Cameras on the field of play measure the heart rate of the athletes remotely, relaying reliable data to the production crew and producing graphics to visualise the stress archers face during competition.

The data has uncovered some fascinating information during the early matchplay rounds.

London 2012 Olympic Champion Oh Jin Hyek had one of the lowest heart rates of any archer to enter the arena through his first match in Tokyo, averaging in the cool mid-80s.

But during his shoot-off arrow against India's Atanu Das in the second round, which would ultimately eliminate Oh from the competition, it peaked at 143 beats per minute.
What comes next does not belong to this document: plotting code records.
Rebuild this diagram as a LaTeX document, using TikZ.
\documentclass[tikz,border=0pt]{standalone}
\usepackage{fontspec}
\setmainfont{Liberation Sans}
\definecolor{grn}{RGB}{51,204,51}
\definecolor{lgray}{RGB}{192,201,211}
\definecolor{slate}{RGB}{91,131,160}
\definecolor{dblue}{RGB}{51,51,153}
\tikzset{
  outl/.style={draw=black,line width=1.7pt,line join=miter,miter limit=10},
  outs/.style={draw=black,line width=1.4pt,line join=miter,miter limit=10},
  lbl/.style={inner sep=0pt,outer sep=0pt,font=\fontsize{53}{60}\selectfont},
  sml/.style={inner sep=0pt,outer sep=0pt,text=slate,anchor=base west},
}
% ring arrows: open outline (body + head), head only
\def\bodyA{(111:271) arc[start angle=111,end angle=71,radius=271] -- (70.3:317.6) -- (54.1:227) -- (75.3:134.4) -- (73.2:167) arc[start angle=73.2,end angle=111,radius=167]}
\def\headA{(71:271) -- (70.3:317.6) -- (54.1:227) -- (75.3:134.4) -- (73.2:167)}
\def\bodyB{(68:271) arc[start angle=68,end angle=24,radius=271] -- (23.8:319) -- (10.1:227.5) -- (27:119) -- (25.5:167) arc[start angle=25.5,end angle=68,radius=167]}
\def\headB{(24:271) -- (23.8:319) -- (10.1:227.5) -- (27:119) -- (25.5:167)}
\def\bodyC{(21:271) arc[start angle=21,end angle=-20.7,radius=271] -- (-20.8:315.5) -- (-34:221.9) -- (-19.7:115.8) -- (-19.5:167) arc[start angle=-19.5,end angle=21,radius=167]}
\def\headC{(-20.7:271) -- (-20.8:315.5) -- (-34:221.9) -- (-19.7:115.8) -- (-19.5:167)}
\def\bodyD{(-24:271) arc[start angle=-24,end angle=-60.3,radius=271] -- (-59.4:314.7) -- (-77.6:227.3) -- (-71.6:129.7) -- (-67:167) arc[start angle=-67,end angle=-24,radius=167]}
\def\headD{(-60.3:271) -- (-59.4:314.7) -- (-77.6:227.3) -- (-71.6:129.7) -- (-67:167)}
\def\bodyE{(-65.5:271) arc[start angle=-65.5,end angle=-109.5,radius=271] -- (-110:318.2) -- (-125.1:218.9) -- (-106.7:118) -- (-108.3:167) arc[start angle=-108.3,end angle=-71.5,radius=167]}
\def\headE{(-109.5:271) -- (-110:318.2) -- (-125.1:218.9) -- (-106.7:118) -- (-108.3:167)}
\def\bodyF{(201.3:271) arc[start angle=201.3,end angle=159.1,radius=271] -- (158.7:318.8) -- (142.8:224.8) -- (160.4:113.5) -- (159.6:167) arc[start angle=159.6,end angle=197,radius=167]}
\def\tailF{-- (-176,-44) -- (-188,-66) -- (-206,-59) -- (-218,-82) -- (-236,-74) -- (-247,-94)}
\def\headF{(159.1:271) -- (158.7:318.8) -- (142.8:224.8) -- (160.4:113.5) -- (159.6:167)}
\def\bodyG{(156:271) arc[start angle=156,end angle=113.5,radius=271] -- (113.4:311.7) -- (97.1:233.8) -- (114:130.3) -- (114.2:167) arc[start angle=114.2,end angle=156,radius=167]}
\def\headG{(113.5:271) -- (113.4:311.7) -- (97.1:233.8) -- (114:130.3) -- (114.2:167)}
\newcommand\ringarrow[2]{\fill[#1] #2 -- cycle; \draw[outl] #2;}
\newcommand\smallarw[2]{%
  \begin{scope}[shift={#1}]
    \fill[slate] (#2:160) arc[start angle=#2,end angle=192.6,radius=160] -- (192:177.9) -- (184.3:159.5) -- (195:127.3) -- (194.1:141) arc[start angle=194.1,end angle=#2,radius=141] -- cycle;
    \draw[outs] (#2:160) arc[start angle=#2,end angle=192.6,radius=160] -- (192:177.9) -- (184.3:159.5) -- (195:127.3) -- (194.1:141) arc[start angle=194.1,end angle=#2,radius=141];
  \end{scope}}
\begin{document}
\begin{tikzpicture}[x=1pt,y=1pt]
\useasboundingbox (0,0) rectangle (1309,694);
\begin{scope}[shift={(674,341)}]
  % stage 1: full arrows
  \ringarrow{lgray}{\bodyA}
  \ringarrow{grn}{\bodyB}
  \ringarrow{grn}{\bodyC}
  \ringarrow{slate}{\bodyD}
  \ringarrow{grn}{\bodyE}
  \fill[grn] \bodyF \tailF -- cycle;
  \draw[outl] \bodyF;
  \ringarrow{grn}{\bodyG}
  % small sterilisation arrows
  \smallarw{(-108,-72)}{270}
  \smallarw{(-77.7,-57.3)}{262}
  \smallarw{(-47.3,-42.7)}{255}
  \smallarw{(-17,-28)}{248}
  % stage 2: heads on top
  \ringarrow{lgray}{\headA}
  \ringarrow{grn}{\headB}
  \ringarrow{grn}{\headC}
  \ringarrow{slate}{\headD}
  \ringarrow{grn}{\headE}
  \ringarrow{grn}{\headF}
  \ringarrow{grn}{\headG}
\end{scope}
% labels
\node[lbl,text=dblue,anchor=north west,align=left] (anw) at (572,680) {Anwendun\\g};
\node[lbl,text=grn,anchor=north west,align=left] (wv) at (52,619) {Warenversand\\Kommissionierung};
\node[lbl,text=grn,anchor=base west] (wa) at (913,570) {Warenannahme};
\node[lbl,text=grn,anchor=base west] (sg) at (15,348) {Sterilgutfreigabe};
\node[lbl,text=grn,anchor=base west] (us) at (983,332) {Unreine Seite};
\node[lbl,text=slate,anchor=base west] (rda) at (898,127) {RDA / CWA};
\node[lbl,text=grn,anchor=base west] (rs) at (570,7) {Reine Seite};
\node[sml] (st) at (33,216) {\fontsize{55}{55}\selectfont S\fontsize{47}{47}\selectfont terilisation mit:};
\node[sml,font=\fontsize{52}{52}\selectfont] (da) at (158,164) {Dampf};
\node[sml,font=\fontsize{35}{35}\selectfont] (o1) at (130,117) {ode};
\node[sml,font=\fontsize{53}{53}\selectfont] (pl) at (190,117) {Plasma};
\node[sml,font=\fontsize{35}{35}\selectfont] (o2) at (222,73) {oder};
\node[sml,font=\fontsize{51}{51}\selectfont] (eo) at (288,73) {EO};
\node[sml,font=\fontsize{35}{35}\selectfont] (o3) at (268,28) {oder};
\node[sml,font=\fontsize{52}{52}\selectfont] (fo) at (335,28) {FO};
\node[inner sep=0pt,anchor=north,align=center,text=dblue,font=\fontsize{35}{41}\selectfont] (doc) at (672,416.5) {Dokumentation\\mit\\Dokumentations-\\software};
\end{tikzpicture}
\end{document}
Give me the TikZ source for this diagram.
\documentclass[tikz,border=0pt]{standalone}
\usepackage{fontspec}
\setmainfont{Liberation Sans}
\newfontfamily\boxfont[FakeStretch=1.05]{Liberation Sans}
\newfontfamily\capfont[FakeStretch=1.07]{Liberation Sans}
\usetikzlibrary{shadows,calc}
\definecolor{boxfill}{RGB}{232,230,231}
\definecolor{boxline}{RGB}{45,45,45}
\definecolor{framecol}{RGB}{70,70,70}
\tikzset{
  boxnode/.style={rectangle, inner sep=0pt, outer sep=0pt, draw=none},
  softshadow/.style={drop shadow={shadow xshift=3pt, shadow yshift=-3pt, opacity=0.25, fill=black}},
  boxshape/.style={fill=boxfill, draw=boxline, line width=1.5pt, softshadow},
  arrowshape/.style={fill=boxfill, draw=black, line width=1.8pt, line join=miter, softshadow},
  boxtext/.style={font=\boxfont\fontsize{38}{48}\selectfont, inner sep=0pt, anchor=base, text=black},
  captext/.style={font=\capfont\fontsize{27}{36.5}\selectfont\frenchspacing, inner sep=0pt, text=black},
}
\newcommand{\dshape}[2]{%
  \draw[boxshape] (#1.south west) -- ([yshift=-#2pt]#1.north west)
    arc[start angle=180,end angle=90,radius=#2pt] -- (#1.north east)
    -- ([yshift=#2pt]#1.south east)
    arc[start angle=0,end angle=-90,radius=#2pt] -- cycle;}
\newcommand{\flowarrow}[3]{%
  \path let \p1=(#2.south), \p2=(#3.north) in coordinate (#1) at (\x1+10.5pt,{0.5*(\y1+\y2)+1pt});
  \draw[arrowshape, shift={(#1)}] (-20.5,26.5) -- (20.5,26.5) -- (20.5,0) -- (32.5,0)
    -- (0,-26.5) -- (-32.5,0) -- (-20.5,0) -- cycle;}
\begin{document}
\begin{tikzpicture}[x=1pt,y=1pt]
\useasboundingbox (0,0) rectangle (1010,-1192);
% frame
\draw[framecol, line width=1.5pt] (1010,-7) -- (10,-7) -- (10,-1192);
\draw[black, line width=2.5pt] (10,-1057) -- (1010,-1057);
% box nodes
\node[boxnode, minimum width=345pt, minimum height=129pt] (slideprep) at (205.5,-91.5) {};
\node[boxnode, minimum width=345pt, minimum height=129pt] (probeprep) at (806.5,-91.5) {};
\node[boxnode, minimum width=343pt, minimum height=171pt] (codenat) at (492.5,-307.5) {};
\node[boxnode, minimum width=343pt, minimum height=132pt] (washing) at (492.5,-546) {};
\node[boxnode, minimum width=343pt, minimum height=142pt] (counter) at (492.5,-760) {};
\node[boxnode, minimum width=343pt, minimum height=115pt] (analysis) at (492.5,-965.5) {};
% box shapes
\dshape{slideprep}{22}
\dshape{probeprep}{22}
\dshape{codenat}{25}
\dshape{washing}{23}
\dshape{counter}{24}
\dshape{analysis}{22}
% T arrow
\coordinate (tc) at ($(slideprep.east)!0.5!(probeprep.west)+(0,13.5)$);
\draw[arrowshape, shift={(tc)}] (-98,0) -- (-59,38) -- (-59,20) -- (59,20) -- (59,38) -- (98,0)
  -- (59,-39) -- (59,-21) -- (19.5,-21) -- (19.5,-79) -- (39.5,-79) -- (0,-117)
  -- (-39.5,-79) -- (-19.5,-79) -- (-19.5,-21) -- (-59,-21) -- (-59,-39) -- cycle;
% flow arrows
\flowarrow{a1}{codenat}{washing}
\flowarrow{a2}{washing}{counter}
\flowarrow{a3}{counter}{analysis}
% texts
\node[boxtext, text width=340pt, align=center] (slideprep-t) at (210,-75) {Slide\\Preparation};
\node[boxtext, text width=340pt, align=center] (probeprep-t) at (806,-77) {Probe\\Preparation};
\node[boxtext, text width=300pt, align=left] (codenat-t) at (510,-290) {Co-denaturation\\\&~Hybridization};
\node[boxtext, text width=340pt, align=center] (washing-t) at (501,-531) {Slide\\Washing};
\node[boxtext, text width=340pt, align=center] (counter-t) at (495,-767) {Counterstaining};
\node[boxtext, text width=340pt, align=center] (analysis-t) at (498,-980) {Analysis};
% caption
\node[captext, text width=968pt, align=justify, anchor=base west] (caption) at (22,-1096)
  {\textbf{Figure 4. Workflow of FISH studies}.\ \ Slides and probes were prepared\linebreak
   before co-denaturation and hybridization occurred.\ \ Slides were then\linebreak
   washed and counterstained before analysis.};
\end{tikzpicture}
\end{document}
“We want to give the spectator on television the feeling of stress,” said World Archery secretary general Tom Dielen early this week in Japan.

“When you watch on-site, you can feel the stress to a certain extent. But watching on television, you see a target, you might think it’s easy and you can’t feel the stress of the athlete that has to shoot a 10 to win gold.”

The technology to broadcast live heart rates has been in development for some time.

Initially, World Archery experimented with wearables on the leg, but these were both unreliable and impractical, especially for world-class archers to attach only for the most important event of their lives.

The system being used in Tokyo utilises high-frame-rate cameras, which detect tiny changes in the shape and colour of an athlete’s face to determine how fast their heart is beating.

It’s not noticeable on the shooting line – and the live data is only visible to people watching on television.

“It would not be good if we could see it,” London 2012 Olympic silver medallist Takaharu Furukawa told the Olympic Information Service.

“But if we see it on television like this, it’s a good way to let people know more about archery and to enjoy the emotions and situations of the athletes.”

Every athlete could choose whether they consented for their heart rate to be measured and displayed on the broadcast. Of the 128 archers competing at Tokyo 2020, more than 90% agreed. 

None of the raw data has been kept.

The introduction of live biometric data is a first for archery – and the Olympic Games – but it’s certainly not the last innovation we’ll see that visualises the hidden intricacies of a sport that is often decided in the details.